Requirements
Below are entries; repeat exactly, and nothing else, the lines from the one holding "Output the web" through the one holding "d3.scaleLinear().domain([0, 55.1]).range([plotBottom, plotTop])", inclusive. Leave the pictures out.

** start Data for this exercise **

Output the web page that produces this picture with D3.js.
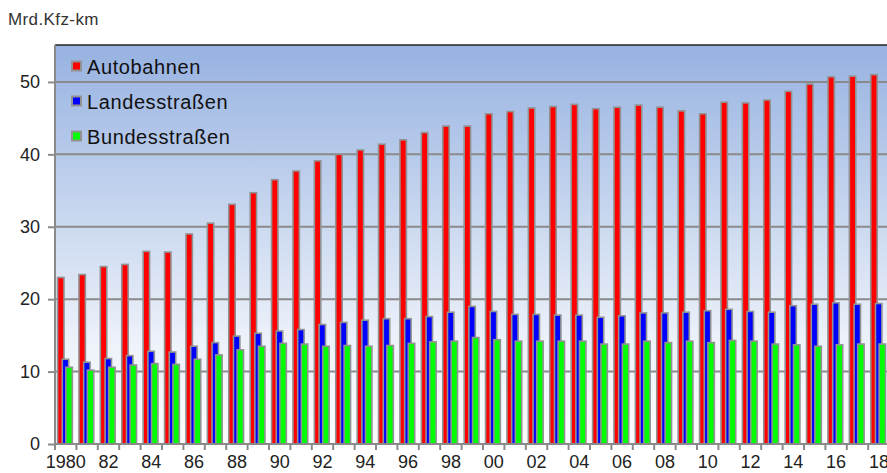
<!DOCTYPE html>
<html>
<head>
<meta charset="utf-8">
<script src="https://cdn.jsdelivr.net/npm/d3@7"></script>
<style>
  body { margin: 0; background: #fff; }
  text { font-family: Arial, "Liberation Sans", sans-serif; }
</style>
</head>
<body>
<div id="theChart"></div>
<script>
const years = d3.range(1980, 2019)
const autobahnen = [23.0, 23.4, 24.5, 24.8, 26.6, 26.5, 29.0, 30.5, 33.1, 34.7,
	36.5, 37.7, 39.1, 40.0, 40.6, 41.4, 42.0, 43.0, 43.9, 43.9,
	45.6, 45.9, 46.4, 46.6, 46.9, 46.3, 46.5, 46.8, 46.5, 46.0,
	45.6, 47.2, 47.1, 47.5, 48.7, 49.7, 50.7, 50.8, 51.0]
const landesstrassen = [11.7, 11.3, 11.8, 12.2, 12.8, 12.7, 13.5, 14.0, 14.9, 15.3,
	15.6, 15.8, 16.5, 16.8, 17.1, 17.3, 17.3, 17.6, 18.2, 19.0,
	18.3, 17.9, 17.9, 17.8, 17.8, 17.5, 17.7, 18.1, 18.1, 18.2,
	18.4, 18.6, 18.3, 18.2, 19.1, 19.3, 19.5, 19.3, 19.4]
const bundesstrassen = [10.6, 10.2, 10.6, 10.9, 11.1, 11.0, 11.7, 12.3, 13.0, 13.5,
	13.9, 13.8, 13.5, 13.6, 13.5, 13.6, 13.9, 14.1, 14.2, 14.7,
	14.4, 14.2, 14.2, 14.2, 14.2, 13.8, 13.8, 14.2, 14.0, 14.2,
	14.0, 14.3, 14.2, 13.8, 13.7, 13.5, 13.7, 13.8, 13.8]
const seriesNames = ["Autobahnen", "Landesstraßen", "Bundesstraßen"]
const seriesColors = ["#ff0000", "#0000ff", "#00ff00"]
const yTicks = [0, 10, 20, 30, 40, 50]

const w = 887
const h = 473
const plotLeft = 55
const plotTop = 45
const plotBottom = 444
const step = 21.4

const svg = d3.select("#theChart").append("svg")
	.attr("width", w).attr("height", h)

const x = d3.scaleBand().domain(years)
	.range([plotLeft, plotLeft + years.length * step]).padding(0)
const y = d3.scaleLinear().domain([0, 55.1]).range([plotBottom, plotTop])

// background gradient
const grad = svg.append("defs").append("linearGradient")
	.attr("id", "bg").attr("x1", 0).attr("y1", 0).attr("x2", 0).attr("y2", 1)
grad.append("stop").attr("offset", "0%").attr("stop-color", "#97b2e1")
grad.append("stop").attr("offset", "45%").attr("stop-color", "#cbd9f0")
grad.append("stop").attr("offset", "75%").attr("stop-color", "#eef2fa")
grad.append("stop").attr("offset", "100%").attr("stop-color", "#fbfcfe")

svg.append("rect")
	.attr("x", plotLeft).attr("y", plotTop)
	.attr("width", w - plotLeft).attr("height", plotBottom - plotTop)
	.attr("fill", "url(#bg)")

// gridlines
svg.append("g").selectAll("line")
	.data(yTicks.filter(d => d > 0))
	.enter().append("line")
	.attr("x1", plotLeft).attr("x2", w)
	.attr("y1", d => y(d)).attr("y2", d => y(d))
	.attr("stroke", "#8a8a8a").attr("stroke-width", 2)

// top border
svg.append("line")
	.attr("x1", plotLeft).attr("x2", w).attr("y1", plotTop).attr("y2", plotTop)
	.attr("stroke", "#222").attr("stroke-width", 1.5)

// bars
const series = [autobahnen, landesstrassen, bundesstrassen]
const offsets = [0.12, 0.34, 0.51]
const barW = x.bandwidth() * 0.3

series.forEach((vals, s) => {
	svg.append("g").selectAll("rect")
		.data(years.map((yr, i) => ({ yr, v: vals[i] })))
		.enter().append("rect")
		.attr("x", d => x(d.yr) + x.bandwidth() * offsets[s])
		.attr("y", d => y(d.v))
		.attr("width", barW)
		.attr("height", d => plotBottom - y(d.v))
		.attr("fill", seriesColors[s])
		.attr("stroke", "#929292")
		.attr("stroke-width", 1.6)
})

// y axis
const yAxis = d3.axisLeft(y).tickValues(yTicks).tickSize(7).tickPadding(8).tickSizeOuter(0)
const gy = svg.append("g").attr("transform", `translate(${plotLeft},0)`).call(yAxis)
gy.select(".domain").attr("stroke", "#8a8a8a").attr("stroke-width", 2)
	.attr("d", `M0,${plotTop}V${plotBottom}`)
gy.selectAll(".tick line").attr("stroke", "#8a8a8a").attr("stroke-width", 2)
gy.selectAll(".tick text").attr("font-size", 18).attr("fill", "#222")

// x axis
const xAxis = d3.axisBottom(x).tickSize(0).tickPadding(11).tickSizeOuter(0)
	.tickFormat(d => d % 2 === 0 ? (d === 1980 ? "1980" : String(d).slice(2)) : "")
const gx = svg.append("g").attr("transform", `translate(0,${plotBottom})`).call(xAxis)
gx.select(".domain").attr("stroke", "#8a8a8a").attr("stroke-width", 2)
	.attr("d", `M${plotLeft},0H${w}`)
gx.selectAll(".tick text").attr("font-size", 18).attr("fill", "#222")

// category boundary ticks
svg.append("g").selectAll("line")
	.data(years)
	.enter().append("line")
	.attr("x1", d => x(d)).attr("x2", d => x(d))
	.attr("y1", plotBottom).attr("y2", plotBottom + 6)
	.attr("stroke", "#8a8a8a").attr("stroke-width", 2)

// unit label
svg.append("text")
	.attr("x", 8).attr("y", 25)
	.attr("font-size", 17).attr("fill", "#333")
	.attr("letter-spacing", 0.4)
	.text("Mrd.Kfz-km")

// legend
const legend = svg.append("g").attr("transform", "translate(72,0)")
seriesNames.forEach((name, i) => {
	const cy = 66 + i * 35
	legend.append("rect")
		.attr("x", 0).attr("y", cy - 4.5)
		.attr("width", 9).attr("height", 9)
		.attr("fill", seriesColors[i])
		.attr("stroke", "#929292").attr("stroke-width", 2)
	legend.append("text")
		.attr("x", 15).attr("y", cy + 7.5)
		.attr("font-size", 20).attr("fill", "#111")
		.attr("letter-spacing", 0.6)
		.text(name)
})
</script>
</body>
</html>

** end Data for this exercise **
** start Data for this exercise **

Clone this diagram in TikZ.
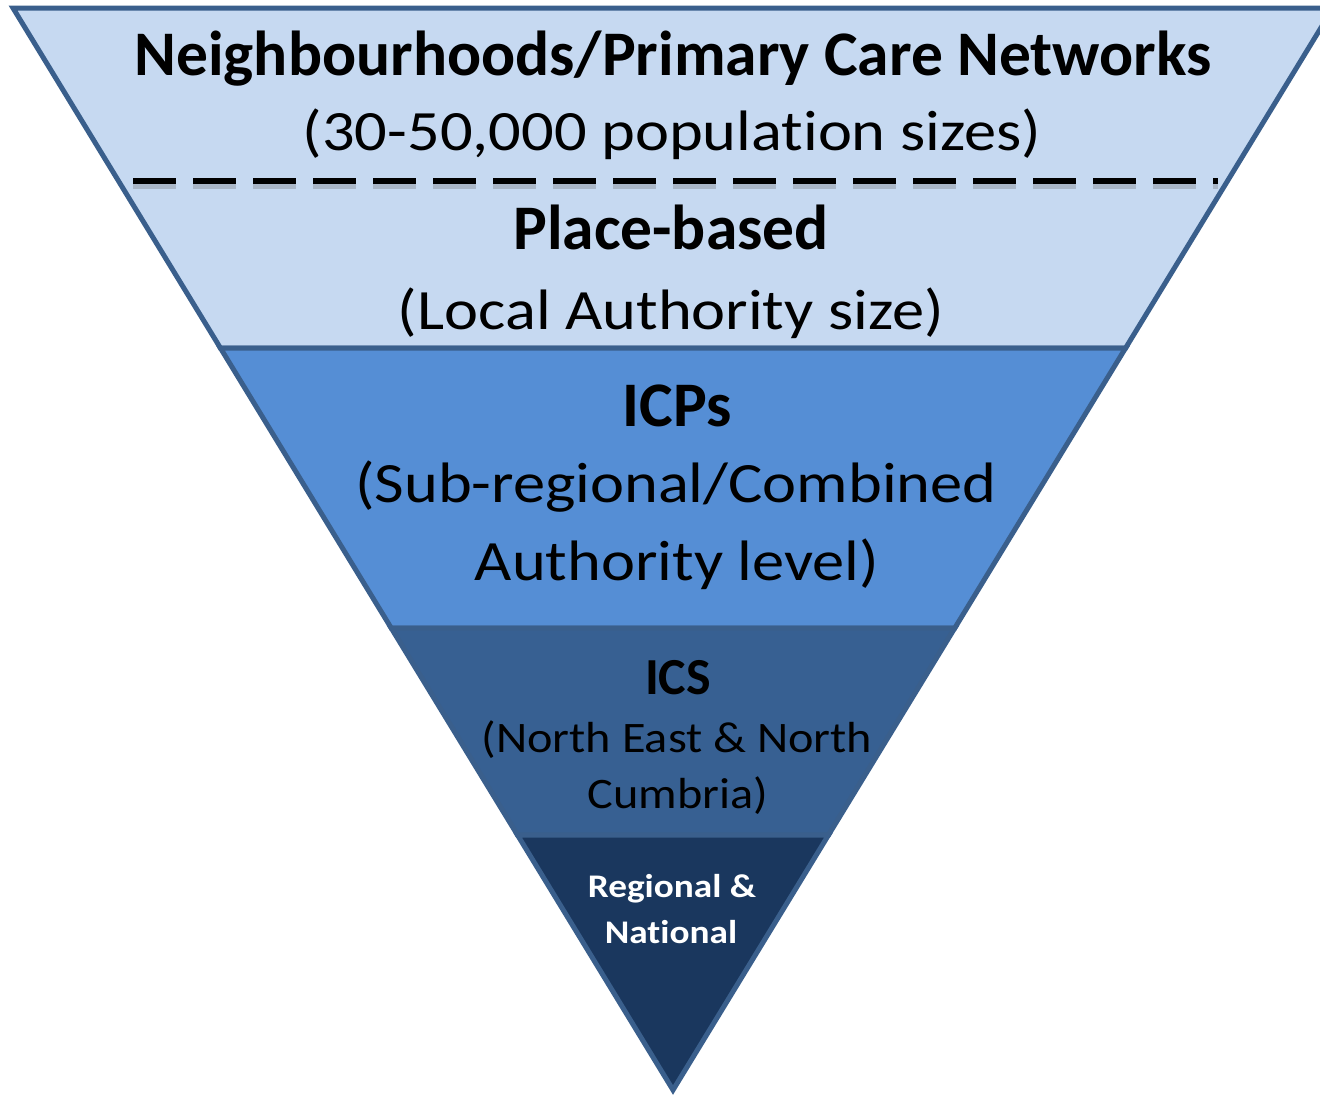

** end Data for this exercise **

Exercise solution
Output the web page that produces this picture with D3.js.
<!DOCTYPE html>
<html>
<head>
<meta charset="utf-8">
<script src="https://cdn.jsdelivr.net/npm/d3@7"></script>
<style>
  body { margin: 0; background: #fff; }
  text { font-family: Arial, "Liberation Sans", sans-serif; }
</style>
</head>
<body>
<div id="theChart"></div>
<script>
const years = d3.range(1980, 2019)
const autobahnen = [23.0, 23.4, 24.5, 24.8, 26.6, 26.5, 29.0, 30.5, 33.1, 34.7,
	36.5, 37.7, 39.1, 40.0, 40.6, 41.4, 42.0, 43.0, 43.9, 43.9,
	45.6, 45.9, 46.4, 46.6, 46.9, 46.3, 46.5, 46.8, 46.5, 46.0,
	45.6, 47.2, 47.1, 47.5, 48.7, 49.7, 50.7, 50.8, 51.0]
const landesstrassen = [11.7, 11.3, 11.8, 12.2, 12.8, 12.7, 13.5, 14.0, 14.9, 15.3,
	15.6, 15.8, 16.5, 16.8, 17.1, 17.3, 17.3, 17.6, 18.2, 19.0,
	18.3, 17.9, 17.9, 17.8, 17.8, 17.5, 17.7, 18.1, 18.1, 18.2,
	18.4, 18.6, 18.3, 18.2, 19.1, 19.3, 19.5, 19.3, 19.4]
const bundesstrassen = [10.6, 10.2, 10.6, 10.9, 11.1, 11.0, 11.7, 12.3, 13.0, 13.5,
	13.9, 13.8, 13.5, 13.6, 13.5, 13.6, 13.9, 14.1, 14.2, 14.7,
	14.4, 14.2, 14.2, 14.2, 14.2, 13.8, 13.8, 14.2, 14.0, 14.2,
	14.0, 14.3, 14.2, 13.8, 13.7, 13.5, 13.7, 13.8, 13.8]
const seriesNames = ["Autobahnen", "Landesstraßen", "Bundesstraßen"]
const seriesColors = ["#ff0000", "#0000ff", "#00ff00"]
const yTicks = [0, 10, 20, 30, 40, 50]

const w = 887
const h = 473
const plotLeft = 55
const plotTop = 45
const plotBottom = 444
const step = 21.4

const svg = d3.select("#theChart").append("svg")
	.attr("width", w).attr("height", h)

const x = d3.scaleBand().domain(years)
	.range([plotLeft, plotLeft + years.length * step]).padding(0)
const y = d3.scaleLinear().domain([0, 55.1]).range([plotBottom, plotTop])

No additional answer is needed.